未来は変えられるけど過去は変えられない、なんてよくいわれますが、この作品では逆。未来はまだ存在しないから変えられない。
逆に過去は人間の精神の中に存在し、改変できるという設定なのが面白い。ということは時の扉は過去改変というよりは記憶改変装置といえるのか。
脳の海馬が時系列を編集してしまう……という説明がなされますが、脳が時間の流れを感知し、脳を破壊すると時の中に閉じ込められてしまう、という発想は、酔歩する男/小林泰三と近いかも。
過去を改変し続けた王はの行く末は。終盤で明らかになる王の正体に、なるほど、と納得すること請け合い。謎解き要素もあって楽しめました。
ムジカ・ムンダーナ
デルガバオ島のルテア族は、音楽を貨幣、財産、学問とする。金銭のやり取りをせず、曲を介してやり取りをする。相手の持っていない曲を与えることができれば、取引が成立。対価として物品を入手できる。優れた音楽をたくさん所有しているものが、裕福である
主人公ダイガは不仲であった父親の遺品からカセットテープを見つける。ダイガのためにと書かれたそのテープに遺された、宇宙のような音楽。この曲は父が作ったのか?父はlなにを伝えようとしていたのか?
「魔術師」「ひとすじの光」と同じく、自分の果たせなかった夢をこどもに押し付ける父親、という構図、はやっぱり苦手。
ですが、宇宙をたびする音楽、という構図はどこまでも美しかったです。
最後の不良
虚無。ミニマルライフ。人々が無駄のないライフスタイルを追い求め、流行自体が消滅した日本。
そんな中でも無駄なものとされるカルチャー(音楽、小説、ファッション)を愛し、特攻服をきて改造車を乗り回す桃山。
最後に、他に流されない自分の意思を示す桃山が良かったです。
嘘と正典
表題作。
歴史改変SFであり、嘘と正典の表紙にも描かれているマルクスが登場するのがこの作品。

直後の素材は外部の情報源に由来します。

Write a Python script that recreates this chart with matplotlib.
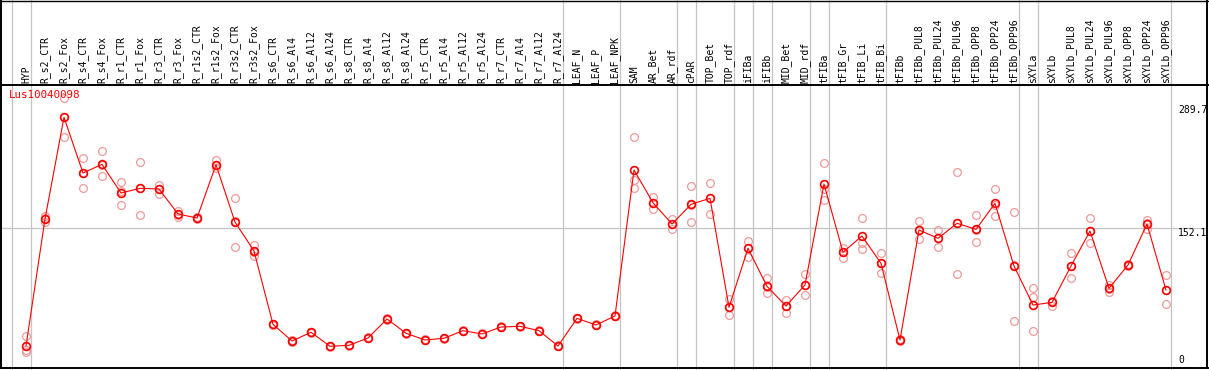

歴史改変戦争といえば、タイムシップ/S.バクスターなどでも取り上げられていますが、舞台が冷戦下のソ連ということで、より暗く陰鬱な雰囲気。
収録作品中、もっともSF色が強く、1番面白かったです。
正典の守護者は何を持って歴史を正典と定めているのでしょうか?彼らは本当に正義の味方なのでしょうか?読後にいろいろ考えたくなる作品です。